» **Written request**: Set the lines down again exactly, first line through the line that contains "const legendNames = ['BIN1: Self-Paced','BIN2: Deductive'];", with no pictures.
>> start Source excerpt
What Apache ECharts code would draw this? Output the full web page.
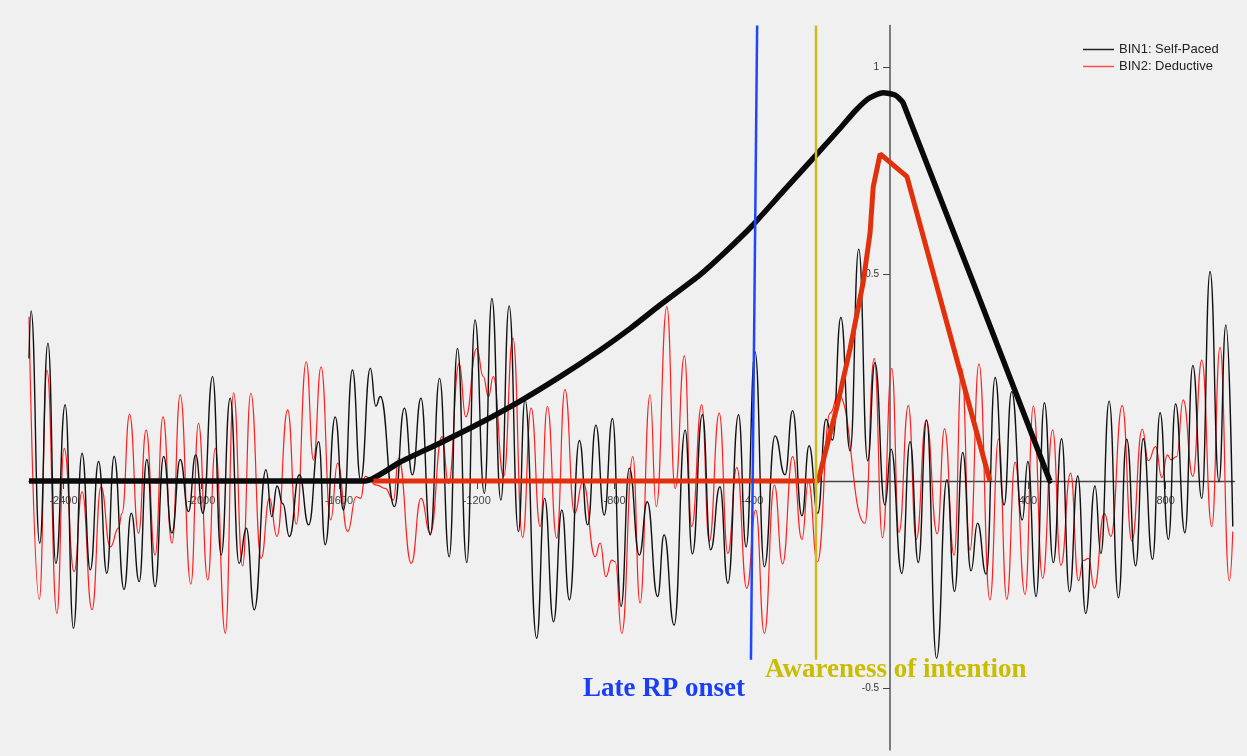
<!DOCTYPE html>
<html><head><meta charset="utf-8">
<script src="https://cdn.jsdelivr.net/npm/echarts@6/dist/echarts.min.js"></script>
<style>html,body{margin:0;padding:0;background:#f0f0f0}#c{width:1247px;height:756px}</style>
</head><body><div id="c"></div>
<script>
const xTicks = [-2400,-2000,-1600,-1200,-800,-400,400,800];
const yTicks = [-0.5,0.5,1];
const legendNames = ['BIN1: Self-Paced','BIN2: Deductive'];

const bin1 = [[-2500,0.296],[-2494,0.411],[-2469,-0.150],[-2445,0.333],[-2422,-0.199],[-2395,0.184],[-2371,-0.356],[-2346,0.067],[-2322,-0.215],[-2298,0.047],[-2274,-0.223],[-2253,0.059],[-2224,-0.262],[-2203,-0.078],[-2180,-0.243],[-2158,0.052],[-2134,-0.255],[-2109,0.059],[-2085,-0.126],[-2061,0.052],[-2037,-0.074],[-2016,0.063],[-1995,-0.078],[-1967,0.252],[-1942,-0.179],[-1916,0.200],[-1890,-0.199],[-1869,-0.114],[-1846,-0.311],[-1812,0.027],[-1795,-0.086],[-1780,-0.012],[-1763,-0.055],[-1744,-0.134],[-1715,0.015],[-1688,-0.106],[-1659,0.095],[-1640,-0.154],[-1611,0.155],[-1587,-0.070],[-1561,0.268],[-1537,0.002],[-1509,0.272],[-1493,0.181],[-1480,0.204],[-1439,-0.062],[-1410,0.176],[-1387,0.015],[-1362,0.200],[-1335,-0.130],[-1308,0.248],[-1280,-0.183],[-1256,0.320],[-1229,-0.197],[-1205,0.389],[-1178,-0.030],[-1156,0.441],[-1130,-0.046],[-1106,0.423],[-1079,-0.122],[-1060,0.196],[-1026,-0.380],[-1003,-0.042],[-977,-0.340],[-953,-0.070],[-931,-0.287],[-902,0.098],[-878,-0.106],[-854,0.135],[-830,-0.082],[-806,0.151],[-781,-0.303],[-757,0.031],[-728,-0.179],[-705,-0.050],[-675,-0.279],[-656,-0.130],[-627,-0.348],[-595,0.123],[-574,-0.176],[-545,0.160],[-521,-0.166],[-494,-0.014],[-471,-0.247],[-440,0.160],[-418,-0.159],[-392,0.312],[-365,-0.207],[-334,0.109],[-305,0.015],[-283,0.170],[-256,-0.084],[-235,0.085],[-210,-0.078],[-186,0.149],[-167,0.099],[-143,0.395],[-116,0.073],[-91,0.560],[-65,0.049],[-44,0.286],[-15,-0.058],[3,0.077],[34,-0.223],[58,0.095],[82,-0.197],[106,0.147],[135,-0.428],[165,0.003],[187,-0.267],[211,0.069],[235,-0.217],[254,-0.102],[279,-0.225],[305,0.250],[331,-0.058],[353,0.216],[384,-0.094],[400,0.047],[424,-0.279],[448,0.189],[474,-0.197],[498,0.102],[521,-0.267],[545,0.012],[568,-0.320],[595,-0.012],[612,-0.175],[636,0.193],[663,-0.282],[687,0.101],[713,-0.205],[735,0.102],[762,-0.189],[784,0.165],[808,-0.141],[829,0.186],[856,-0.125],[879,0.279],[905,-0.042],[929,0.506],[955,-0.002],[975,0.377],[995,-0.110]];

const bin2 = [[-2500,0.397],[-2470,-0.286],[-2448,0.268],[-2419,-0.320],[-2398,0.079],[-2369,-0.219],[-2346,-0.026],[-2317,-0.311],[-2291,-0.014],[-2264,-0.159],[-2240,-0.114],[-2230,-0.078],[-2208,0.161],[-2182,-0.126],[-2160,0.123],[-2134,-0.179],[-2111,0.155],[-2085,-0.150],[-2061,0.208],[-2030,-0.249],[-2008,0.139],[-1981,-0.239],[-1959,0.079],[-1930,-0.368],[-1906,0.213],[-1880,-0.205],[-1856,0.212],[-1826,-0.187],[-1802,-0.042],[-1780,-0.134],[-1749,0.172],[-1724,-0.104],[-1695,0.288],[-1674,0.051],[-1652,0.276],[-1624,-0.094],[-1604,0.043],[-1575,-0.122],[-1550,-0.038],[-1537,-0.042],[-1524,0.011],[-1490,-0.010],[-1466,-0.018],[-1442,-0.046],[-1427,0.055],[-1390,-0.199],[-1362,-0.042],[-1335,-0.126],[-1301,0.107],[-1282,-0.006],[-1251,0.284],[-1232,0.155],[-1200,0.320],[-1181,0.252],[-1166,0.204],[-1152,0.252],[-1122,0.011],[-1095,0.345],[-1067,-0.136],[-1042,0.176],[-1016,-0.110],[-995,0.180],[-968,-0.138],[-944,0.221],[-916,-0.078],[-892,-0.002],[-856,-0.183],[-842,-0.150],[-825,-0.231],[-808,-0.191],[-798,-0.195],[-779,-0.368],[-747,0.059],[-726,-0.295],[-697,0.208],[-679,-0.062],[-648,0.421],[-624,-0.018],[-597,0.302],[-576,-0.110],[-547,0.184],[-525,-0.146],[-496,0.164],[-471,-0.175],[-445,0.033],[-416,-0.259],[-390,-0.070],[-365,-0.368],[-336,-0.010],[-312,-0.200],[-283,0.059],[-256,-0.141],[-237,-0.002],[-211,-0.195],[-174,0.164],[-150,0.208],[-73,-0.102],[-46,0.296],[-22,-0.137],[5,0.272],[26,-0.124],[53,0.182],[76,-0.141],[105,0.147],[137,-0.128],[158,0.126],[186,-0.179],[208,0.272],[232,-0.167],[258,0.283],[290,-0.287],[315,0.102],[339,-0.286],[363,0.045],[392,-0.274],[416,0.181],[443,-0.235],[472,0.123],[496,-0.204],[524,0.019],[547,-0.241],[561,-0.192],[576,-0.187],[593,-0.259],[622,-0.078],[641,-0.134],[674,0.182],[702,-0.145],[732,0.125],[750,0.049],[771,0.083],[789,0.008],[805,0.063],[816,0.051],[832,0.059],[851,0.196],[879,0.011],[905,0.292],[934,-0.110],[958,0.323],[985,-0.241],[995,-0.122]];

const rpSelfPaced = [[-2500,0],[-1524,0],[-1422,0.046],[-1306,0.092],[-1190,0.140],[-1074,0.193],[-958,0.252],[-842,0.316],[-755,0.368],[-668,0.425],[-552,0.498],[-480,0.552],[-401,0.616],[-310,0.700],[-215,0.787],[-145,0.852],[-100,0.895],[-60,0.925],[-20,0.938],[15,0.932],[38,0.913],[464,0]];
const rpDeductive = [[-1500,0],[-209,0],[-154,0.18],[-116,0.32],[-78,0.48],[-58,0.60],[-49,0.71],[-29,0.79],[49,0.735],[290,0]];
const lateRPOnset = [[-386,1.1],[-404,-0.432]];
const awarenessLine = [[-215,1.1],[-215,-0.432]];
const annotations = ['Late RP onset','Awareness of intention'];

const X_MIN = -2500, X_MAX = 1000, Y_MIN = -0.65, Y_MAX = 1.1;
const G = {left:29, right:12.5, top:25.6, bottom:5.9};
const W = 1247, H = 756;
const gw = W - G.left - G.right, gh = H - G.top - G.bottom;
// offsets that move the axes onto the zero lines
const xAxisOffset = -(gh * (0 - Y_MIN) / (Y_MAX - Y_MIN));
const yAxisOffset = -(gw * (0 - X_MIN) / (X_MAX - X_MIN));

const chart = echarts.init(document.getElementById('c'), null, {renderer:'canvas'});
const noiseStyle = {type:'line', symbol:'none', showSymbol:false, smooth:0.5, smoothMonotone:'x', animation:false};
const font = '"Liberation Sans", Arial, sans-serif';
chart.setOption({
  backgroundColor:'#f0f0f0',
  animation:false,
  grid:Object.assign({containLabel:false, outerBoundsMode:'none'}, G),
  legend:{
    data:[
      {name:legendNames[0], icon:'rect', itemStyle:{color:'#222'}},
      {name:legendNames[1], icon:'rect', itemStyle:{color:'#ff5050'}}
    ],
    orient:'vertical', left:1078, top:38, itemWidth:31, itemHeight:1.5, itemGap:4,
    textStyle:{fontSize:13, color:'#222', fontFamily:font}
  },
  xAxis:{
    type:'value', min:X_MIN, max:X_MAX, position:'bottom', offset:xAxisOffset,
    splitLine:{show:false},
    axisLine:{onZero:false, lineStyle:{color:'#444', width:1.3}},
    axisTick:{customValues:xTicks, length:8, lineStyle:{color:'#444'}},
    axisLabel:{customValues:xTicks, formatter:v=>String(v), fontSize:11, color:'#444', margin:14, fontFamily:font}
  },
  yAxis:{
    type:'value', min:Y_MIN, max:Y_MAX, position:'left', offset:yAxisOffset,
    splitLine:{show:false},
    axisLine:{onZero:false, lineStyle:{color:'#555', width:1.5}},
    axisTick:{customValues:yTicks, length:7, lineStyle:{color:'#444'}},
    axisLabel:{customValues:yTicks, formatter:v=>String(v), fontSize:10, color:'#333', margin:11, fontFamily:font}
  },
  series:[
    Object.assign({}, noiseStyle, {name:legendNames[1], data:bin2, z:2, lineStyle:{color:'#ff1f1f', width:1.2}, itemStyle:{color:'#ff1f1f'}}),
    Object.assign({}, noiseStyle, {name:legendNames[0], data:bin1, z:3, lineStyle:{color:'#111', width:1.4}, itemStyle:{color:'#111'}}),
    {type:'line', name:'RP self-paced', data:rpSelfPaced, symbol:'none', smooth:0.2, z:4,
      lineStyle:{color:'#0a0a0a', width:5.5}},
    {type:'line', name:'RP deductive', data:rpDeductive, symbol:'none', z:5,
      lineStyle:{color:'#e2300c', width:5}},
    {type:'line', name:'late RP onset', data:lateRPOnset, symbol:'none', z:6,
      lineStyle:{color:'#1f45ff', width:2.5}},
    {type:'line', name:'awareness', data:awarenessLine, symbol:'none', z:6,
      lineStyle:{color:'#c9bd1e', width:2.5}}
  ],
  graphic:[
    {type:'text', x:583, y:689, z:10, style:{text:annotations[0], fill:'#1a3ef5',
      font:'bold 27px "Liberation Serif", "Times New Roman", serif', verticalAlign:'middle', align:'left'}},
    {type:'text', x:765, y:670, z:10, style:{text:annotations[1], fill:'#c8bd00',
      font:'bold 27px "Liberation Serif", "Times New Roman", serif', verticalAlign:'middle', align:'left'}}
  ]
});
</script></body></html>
>> end Source excerpt
» **Task solution**:
What Apache ECharts code would draw this? Output the full web page.
<!DOCTYPE html>
<html><head><meta charset="utf-8">
<script src="https://cdn.jsdelivr.net/npm/echarts@6/dist/echarts.min.js"></script>
<style>html,body{margin:0;padding:0;background:#f0f0f0}#c{width:1247px;height:756px}</style>
</head><body><div id="c"></div>
<script>
const xTicks = [-2400,-2000,-1600,-1200,-800,-400,400,800];
const yTicks = [-0.5,0.5,1];
const legendNames = ['BIN1: Self-Paced','BIN2: Deductive'];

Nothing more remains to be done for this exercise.